__GIVEN INSTRUCTION__.
Extract all lines from the data beneath that include the word "this".

════════════════

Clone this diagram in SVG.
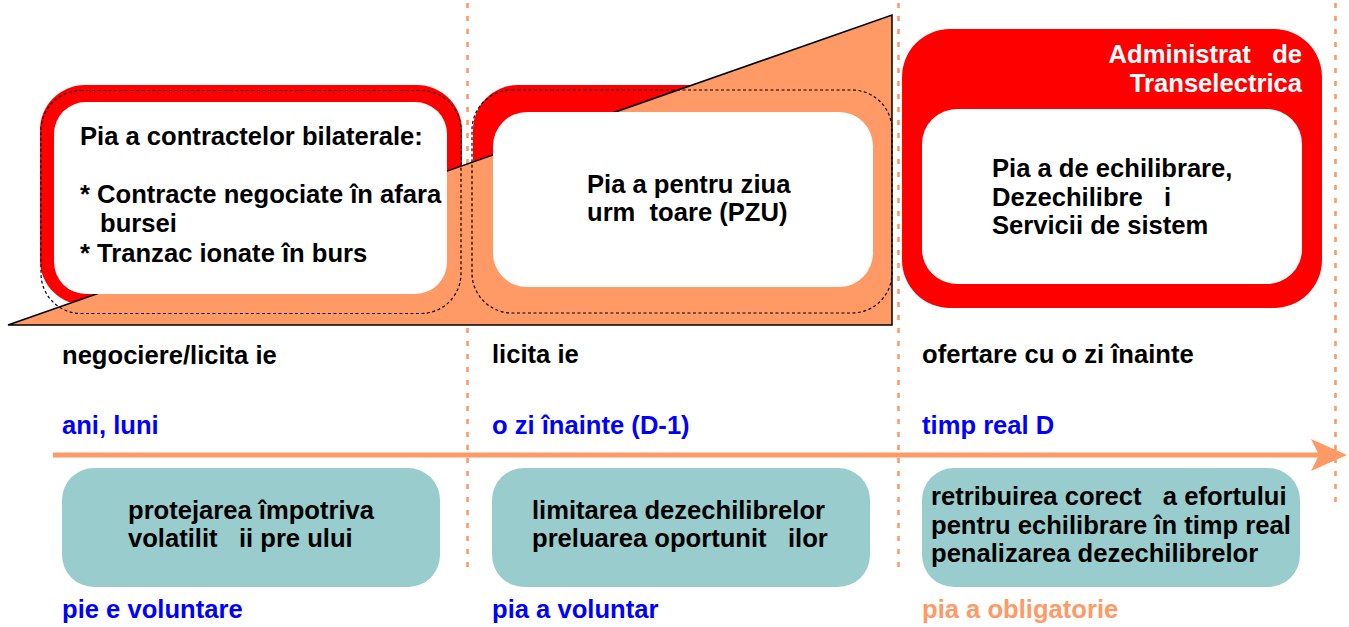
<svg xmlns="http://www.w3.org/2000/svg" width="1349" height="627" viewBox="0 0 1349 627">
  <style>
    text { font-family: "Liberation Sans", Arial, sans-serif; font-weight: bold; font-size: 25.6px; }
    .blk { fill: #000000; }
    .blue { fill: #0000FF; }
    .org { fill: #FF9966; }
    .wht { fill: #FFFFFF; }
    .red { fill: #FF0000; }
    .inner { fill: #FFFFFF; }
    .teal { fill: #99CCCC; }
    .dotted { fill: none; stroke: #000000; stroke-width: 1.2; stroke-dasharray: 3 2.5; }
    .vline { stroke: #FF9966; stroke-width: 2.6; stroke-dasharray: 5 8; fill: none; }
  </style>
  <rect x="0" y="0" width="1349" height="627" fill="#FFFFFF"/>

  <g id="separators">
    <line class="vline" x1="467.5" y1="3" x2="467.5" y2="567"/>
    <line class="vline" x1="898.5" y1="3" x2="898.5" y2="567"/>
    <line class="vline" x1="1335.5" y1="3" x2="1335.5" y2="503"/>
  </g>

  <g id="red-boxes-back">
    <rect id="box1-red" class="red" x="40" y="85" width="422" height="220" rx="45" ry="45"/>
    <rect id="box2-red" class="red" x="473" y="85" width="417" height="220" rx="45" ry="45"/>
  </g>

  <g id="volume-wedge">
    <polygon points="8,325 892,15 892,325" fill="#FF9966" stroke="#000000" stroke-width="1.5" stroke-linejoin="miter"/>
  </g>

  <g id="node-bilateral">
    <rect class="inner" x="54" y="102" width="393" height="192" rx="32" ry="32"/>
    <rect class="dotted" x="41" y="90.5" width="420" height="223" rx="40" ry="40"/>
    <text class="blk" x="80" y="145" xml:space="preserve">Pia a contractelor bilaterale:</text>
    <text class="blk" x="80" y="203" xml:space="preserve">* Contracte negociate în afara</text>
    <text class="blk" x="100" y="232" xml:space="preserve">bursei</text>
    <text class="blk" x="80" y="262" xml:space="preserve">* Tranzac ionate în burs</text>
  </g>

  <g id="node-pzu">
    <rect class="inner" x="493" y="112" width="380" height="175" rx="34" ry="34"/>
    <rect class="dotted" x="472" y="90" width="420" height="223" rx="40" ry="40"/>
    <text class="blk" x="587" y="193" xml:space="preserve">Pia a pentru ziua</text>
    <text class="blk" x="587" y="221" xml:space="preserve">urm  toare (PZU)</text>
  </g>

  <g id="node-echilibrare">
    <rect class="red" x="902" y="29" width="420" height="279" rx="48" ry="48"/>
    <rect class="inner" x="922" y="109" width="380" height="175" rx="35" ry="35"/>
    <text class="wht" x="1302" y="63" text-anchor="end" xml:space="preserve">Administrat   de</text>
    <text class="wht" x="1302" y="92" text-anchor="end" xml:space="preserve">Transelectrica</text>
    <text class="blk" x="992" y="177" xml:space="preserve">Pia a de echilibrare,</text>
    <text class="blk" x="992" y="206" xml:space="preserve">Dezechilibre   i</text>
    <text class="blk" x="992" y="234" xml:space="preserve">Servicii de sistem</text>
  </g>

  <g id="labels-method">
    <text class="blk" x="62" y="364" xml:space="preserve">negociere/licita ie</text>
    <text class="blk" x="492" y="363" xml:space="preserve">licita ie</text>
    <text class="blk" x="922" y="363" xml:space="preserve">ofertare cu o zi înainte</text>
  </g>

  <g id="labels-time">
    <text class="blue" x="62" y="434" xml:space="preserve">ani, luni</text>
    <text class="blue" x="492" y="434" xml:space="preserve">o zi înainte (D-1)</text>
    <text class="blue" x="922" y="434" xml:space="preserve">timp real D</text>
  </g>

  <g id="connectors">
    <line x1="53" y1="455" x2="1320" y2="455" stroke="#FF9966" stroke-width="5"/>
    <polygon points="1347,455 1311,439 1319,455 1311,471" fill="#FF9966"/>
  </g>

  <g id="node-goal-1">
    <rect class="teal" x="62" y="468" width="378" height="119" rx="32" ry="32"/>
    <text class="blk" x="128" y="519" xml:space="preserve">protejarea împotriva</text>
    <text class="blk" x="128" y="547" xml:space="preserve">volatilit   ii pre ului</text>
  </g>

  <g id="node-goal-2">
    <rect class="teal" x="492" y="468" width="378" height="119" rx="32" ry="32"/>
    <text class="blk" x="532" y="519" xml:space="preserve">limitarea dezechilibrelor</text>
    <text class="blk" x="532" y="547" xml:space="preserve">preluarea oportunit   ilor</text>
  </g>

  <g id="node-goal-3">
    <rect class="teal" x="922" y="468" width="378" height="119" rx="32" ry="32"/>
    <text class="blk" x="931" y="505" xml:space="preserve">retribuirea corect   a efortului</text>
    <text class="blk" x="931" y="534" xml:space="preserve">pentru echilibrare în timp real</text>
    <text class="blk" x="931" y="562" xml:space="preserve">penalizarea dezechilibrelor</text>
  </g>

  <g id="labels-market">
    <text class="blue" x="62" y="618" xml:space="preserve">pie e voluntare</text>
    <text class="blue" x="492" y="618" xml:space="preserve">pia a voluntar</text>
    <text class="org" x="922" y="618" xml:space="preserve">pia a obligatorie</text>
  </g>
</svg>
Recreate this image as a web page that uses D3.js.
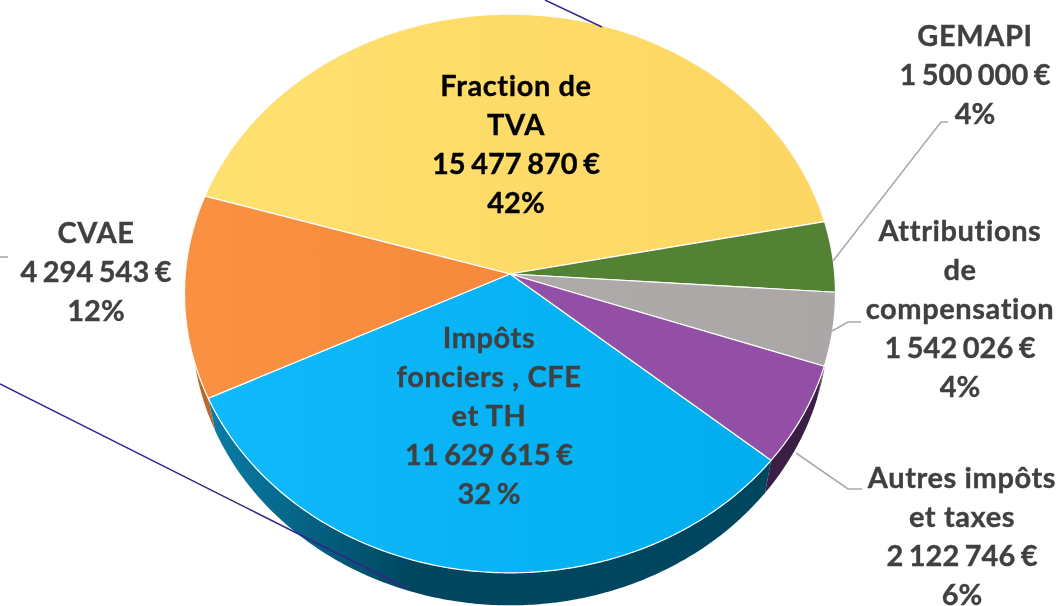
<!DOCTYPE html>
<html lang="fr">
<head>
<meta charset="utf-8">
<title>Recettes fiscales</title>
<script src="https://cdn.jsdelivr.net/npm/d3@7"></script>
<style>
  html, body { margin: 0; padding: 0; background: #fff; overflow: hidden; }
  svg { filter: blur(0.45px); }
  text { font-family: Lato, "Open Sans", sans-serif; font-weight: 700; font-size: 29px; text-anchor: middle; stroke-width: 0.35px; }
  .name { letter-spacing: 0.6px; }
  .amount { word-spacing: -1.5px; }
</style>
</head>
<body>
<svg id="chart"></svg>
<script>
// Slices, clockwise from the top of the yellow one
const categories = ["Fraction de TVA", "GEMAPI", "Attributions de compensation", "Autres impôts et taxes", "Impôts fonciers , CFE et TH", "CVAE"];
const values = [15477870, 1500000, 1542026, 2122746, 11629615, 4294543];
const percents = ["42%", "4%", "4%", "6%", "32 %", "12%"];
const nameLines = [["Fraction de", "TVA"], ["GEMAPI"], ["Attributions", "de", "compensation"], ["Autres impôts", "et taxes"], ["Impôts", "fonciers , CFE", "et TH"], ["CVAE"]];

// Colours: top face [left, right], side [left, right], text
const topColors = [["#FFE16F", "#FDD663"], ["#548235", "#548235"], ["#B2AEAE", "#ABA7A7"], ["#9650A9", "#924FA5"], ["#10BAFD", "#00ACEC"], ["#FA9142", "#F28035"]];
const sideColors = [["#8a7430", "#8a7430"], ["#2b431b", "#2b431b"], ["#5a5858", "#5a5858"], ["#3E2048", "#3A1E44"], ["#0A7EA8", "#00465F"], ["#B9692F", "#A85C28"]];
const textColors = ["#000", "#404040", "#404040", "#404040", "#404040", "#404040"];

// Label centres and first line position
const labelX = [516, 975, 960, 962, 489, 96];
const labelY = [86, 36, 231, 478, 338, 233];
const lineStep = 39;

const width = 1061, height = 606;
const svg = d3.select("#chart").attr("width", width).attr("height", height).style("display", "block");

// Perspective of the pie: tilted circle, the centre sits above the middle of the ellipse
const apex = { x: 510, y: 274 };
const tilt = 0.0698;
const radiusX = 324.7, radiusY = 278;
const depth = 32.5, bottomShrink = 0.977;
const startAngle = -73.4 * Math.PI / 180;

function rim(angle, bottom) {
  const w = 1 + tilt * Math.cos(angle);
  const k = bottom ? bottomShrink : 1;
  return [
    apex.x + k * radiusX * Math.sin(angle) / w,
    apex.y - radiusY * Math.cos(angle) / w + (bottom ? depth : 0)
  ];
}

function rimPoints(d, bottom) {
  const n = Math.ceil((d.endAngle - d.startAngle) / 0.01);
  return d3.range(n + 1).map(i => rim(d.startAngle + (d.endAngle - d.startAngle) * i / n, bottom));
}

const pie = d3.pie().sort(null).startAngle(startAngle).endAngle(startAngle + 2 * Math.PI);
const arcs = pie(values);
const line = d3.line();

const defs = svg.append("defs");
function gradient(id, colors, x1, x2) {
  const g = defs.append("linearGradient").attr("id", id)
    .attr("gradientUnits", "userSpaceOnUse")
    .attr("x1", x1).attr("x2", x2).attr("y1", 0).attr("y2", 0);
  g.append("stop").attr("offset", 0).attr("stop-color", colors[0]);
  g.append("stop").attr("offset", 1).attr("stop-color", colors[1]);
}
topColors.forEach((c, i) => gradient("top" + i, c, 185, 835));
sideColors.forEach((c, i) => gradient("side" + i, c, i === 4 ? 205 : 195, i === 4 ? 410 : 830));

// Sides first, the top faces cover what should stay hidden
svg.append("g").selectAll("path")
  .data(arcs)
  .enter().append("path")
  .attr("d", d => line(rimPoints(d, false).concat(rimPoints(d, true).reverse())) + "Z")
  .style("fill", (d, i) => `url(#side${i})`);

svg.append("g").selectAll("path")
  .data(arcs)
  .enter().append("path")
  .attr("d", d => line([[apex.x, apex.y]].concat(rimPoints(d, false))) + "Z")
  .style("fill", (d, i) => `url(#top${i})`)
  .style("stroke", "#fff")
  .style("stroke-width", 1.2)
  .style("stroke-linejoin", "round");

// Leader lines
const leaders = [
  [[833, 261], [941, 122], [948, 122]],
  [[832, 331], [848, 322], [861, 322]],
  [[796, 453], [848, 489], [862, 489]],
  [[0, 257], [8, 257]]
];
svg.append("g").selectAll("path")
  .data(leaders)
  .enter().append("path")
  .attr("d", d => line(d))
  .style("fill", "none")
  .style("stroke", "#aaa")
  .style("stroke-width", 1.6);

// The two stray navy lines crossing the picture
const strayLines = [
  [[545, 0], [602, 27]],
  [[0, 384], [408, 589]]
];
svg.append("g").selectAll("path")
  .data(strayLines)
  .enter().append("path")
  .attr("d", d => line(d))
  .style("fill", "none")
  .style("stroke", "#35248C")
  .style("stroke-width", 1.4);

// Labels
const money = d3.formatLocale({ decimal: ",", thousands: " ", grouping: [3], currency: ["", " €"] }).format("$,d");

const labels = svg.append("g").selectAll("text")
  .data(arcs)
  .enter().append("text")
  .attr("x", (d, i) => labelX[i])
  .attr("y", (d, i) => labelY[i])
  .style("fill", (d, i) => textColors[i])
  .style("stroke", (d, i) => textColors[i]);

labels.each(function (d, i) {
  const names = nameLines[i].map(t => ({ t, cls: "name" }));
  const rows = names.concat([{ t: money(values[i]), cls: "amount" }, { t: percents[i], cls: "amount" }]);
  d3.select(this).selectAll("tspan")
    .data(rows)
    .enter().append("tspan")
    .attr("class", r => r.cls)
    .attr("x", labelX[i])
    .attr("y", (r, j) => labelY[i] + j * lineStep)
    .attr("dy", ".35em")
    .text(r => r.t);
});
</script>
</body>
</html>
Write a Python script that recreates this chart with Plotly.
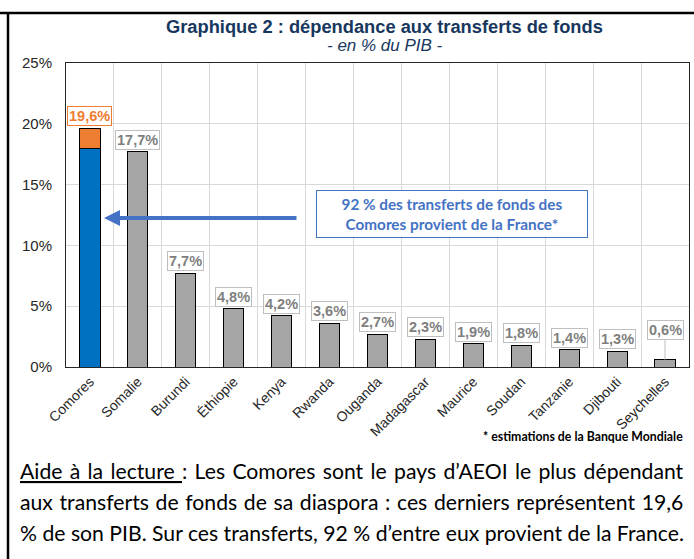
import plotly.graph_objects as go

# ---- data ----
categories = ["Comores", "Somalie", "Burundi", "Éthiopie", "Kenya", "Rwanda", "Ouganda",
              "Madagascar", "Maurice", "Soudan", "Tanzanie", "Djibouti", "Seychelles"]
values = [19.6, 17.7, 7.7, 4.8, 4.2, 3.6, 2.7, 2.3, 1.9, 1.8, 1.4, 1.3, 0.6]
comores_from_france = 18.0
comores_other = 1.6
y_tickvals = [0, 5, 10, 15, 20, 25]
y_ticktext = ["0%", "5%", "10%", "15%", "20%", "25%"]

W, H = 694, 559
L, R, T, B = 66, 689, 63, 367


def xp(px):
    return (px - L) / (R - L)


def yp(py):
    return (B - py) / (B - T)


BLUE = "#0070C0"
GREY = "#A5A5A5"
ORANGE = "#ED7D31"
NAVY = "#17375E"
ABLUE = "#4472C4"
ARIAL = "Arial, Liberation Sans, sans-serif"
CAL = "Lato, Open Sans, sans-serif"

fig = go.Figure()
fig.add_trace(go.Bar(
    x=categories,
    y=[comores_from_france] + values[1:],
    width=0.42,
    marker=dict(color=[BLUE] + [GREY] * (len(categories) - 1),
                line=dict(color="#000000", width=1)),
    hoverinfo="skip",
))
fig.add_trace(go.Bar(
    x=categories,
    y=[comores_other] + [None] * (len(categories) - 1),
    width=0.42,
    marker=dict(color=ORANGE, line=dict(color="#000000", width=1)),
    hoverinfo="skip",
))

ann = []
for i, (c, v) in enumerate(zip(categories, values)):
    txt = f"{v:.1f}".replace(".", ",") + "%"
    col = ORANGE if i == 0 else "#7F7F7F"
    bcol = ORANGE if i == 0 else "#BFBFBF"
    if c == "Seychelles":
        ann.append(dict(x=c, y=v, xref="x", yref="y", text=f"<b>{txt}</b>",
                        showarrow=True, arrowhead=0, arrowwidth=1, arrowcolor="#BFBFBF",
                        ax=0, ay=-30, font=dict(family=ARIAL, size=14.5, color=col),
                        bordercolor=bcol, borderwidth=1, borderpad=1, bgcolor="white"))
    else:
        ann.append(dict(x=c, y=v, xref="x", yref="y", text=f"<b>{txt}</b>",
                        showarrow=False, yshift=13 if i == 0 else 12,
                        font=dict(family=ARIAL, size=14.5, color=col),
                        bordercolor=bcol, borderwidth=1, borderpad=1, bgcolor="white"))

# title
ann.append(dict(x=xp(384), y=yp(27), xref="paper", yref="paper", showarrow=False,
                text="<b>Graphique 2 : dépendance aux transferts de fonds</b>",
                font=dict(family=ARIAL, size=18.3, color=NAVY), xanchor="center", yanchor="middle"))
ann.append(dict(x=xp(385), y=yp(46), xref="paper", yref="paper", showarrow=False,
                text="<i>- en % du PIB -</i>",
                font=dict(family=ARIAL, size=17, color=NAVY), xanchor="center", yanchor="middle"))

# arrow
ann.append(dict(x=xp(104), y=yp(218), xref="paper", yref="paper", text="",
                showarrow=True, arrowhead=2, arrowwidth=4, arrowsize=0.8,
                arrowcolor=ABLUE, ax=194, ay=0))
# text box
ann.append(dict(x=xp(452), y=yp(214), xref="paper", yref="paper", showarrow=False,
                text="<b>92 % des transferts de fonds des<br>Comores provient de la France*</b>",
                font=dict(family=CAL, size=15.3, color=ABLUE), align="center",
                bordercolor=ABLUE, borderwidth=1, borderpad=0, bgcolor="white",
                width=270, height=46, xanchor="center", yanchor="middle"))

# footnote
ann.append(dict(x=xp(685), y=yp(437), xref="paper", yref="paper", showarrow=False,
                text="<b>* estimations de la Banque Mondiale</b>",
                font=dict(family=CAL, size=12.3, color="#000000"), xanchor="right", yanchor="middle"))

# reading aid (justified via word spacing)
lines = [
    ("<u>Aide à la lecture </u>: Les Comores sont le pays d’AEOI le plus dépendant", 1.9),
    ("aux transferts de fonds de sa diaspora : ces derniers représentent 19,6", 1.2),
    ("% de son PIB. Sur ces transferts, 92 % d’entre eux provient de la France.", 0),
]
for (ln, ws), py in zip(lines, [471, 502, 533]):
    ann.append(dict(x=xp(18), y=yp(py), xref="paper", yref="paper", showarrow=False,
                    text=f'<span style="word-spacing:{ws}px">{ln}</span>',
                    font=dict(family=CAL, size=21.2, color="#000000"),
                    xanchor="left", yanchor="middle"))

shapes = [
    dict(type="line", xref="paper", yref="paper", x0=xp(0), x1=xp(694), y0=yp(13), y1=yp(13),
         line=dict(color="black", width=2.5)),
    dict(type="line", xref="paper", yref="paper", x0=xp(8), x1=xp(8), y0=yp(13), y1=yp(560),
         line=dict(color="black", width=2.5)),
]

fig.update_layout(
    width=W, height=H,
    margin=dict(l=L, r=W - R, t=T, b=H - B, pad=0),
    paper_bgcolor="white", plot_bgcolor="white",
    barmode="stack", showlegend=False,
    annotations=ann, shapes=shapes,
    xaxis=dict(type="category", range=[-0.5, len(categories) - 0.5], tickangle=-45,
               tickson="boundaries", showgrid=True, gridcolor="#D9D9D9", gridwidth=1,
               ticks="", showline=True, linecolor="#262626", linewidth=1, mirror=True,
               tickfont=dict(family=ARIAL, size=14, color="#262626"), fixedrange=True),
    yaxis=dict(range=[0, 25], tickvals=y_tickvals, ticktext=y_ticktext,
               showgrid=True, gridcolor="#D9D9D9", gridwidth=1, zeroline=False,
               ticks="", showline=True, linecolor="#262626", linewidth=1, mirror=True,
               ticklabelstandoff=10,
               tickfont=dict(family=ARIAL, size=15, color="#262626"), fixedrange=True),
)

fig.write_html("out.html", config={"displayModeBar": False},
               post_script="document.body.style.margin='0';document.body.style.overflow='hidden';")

════════════════

__PROBLEM SOLUTION__.
Clone this diagram in SVG.
Recreate this image as a web page that uses D3.js.
  d3.select(this).selectAll("tspan")
Write a Python script that recreates this chart with Plotly.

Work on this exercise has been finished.